# Honoring Beau



## BayBeams (Jan 3, 2010)

In January it will be 1 year since I had to say good-bye to my wonderful rescue boy, Beau. In honor of his loving and giving spirit I decided to give back by volunteering for the rescue organization that gave my dear boy to me. I just signed up with them and I am so excited to help out an organization that brought such joy into my home. 
Here's to you my special boy. I cherish your memory everyday.


----------



## hollyk (Feb 21, 2009)

At the bridge I'm sure that Beau is dancing to the news. What a wonderful way to honor your special boy.


----------



## Dallas Gold (Dec 22, 2007)

That's wonderful! Beau is looking down from the Bridge with a huge smile on his face.


----------



## coppers-mom (Jan 9, 2009)

You'll help bring love and joy to other homes and dogs too. What a wonderful way to honor your boy.


----------



## BeauShel (May 20, 2007)

That is a wonderful way to honor Beau. I am sure he is smiling down on you.


----------



## lucysmum (Sep 2, 2010)

I am sure that Beau is so proud of his mummy. 

Hugs and kisses.


----------



## Karen519 (Aug 21, 2006)

*Andrea*

Andrea

What a beautiful way to honor Beau and I am sure he is smiling down from the Rainbow Bridge!!
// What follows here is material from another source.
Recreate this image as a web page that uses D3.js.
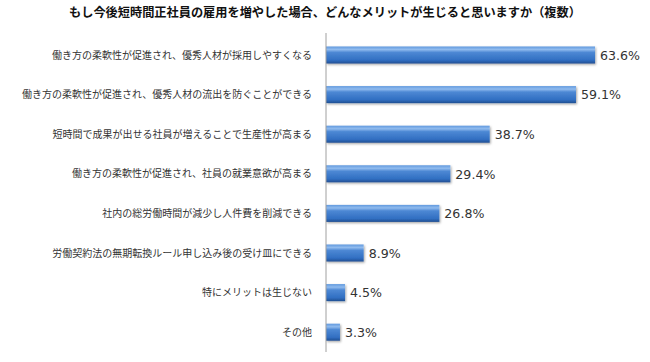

It will be a year since my Smooch went to the Rainbow Bridge on December 7, 2011.


----------



## CAROLINA MOM (May 12, 2009)

A wonderful tribute and honor to your boy, thank you for paying it forward.
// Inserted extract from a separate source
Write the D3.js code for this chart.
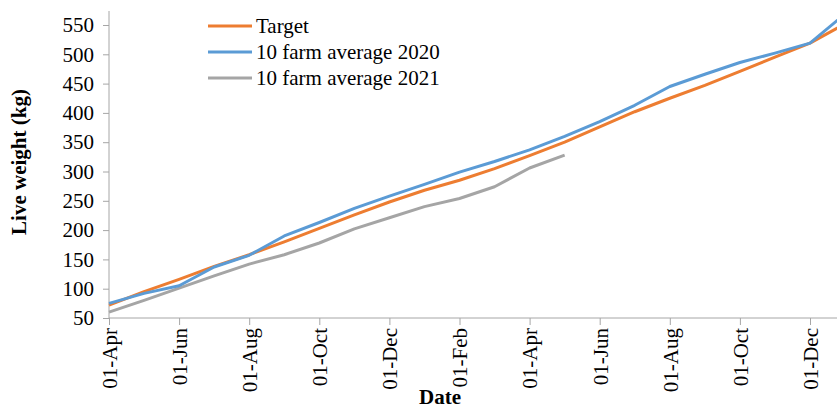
<!DOCTYPE html>
<html>
<head>
<meta charset="utf-8">
<script src="https://cdn.jsdelivr.net/npm/d3@7"></script>
<style>
  body { margin: 0; background: #fff; }
  svg text { font-family: "Liberation Serif", "Times New Roman", Times, "DejaVu Serif", serif; }
</style>
</head>
<body>
<div id="chart"></div>
<script>
// data (one value per month, Apr 2020 .. Jan 2022)
var months = ["Apr","May","Jun","Jul","Aug","Sep","Oct","Nov","Dec","Jan","Feb","Mar",
              "Apr","May","Jun","Jul","Aug","Sep","Oct","Nov","Dec","Jan"];
var target = [72, 95, 116, 138, 158, 180, 203, 226, 248, 268, 285, 305,
              327, 350, 376, 402, 425, 447, 471, 495, 519, 552];
var avg2020 = [75, 92, 105, 137, 157, 190, 213, 237, 258, 278, 299, 317,
               337, 360, 385, 413, 445, 466, 486, 502, 519, 569];
var avg2021 = [60, 80, 101, 122, 142, 158, 178, 202, 221, 240, 254, 274, 306, 328];
var yTicks = [50, 100, 150, 200, 250, 300, 350, 400, 450, 500, 550];
var seriesNames = ["Target", "10 farm average 2020", "10 farm average 2021"];

var W = 837, H = 410;
var x0 = 109, y0 = 318;
var serif = "Liberation Serif, Times New Roman, serif";

var svg = d3.select("#chart")
  .append("svg")
    .attr("width", W)
    .attr("height", H)
    .attr("font-family", serif);

// scales
var x = d3.scaleLinear()
  .domain([0, 20])
  .range([x0, 810]);
var y = d3.scaleLinear()
  .domain([50, 550])
  .range([y0, 25]);

var axisColor = "#a6a6a6";

// Y axis
var yAxis = svg.append("g")
  .attr("transform", "translate(" + x0 + ",0)")
  .call(d3.axisLeft(y).tickValues(yTicks).tickSize(6).tickPadding(9).tickSizeOuter(0))
  .attr("font-family", serif)
  .attr("font-size", 21);
yAxis.select(".domain").attr("d", "M0," + y0 + "V11").attr("stroke", axisColor);
yAxis.selectAll(".tick line").attr("stroke", axisColor);
yAxis.selectAll(".tick text").attr("fill", "#000");

// X axis (labels every second month)
var xIdx = d3.range(0, 21, 2);
var xAxis = svg.append("g")
  .attr("transform", "translate(0," + y0 + ")")
  .call(d3.axisBottom(x).tickValues(xIdx).tickSize(7).tickSizeOuter(0)
    .tickFormat(function(i) { return "01-" + months[i]; }))
  .attr("font-family", serif)
  .attr("font-size", 21);
xAxis.select(".domain").attr("d", "M" + x0 + ",0H" + W).attr("stroke", axisColor);
xAxis.selectAll(".tick line").attr("stroke", axisColor);
xAxis.selectAll(".tick text")
  .attr("fill", "#000")
  .attr("text-anchor", "end")
  .attr("transform", "rotate(-90)")
  .attr("x", -10)
  .attr("y", 0)
  .attr("dy", "0.35em");

// lines
var line = d3.line()
  .x(function(d, i) { return x(i); })
  .y(function(d) { return y(d); });

var colors = ["#ed7d31", "#5b9bd5", "#a5a5a5"];
var data = [target, avg2020, avg2021];

// draw order: 2021 under, then target, then 2020 on top
[2, 0, 1].forEach(function(k) {
  svg.append("path")
    .datum(data[k])
    .attr("fill", "none")
    .attr("stroke", colors[k])
    .attr("stroke-width", 3)
    .attr("stroke-linejoin", "round")
    .attr("d", line);
});

// legend
var legend = svg.append("g").attr("font-size", 21);
seriesNames.forEach(function(name, i) {
  var ly = 26 + i * 26;
  legend.append("line")
    .attr("x1", 208).attr("x2", 252)
    .attr("y1", ly).attr("y2", ly)
    .attr("stroke", colors[i])
    .attr("stroke-width", 3);
  legend.append("text")
    .attr("x", 256)
    .attr("y", ly + 7)
    .text(name);
});

// axis titles
svg.append("text")
  .attr("transform", "translate(26,162) rotate(-90)")
  .attr("text-anchor", "middle")
  .attr("font-size", 21)
  .attr("font-weight", "bold")
  .text("Live weight (kg)");

svg.append("text")
  .attr("x", 440)
  .attr("y", 404)
  .attr("text-anchor", "middle")
  .attr("font-size", 21)
  .attr("font-weight", "bold")
  .text("Date");
</script>
</body>
</html>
After I adopted my Roxy I started helping the GR Rescue I got her from.


----------



## BayBeams (Jan 3, 2010)

I'm meeting today with a volunteer rep to discuss which areas I would most want to help out. Beau was such a gem that I would love to help other golden adopters with their transition when bringing a new rescue into the home. Since not all rescues blend into a home as easily as Beau, I think having someone adopters can contact to help them over the rough times would be an asset.
I'm also considering helping with home visits. I am thinking educating potential adopters in the pluses and minuses of a Golden addition to the family will also help adopters to have a successful adoption.
Then, of course there are the many wonderful Goldens that just need some time spent with them until they are adopted. 
So many great ways to be able to help out. 

I am so excited...I'll let you know how my meeting goes.


----------



## CAROLINA MOM (May 12, 2009)

The GR Rescue I helped with was the smallest of the 4 Rescues here in NC. I live 2 hours away from where the Rescue was based. I started out by answering their email account, then started helping with Intakes.

I did a variety of other things too-I did dog evaluations, home visits, pulled dogs from shelters, temporary foster, and also transports. 

Unfortunately the group I was with decided to close down in Jan. of this year, I really miss being involved. There is another GR Rescue 2.5 hours from me, I try to help them out when I can in this area. 

I know you will really enjoy the area you end up helping with.


----------



## Claire's Friend (Feb 26, 2007)

PERFECT !!!!:smooch:


----------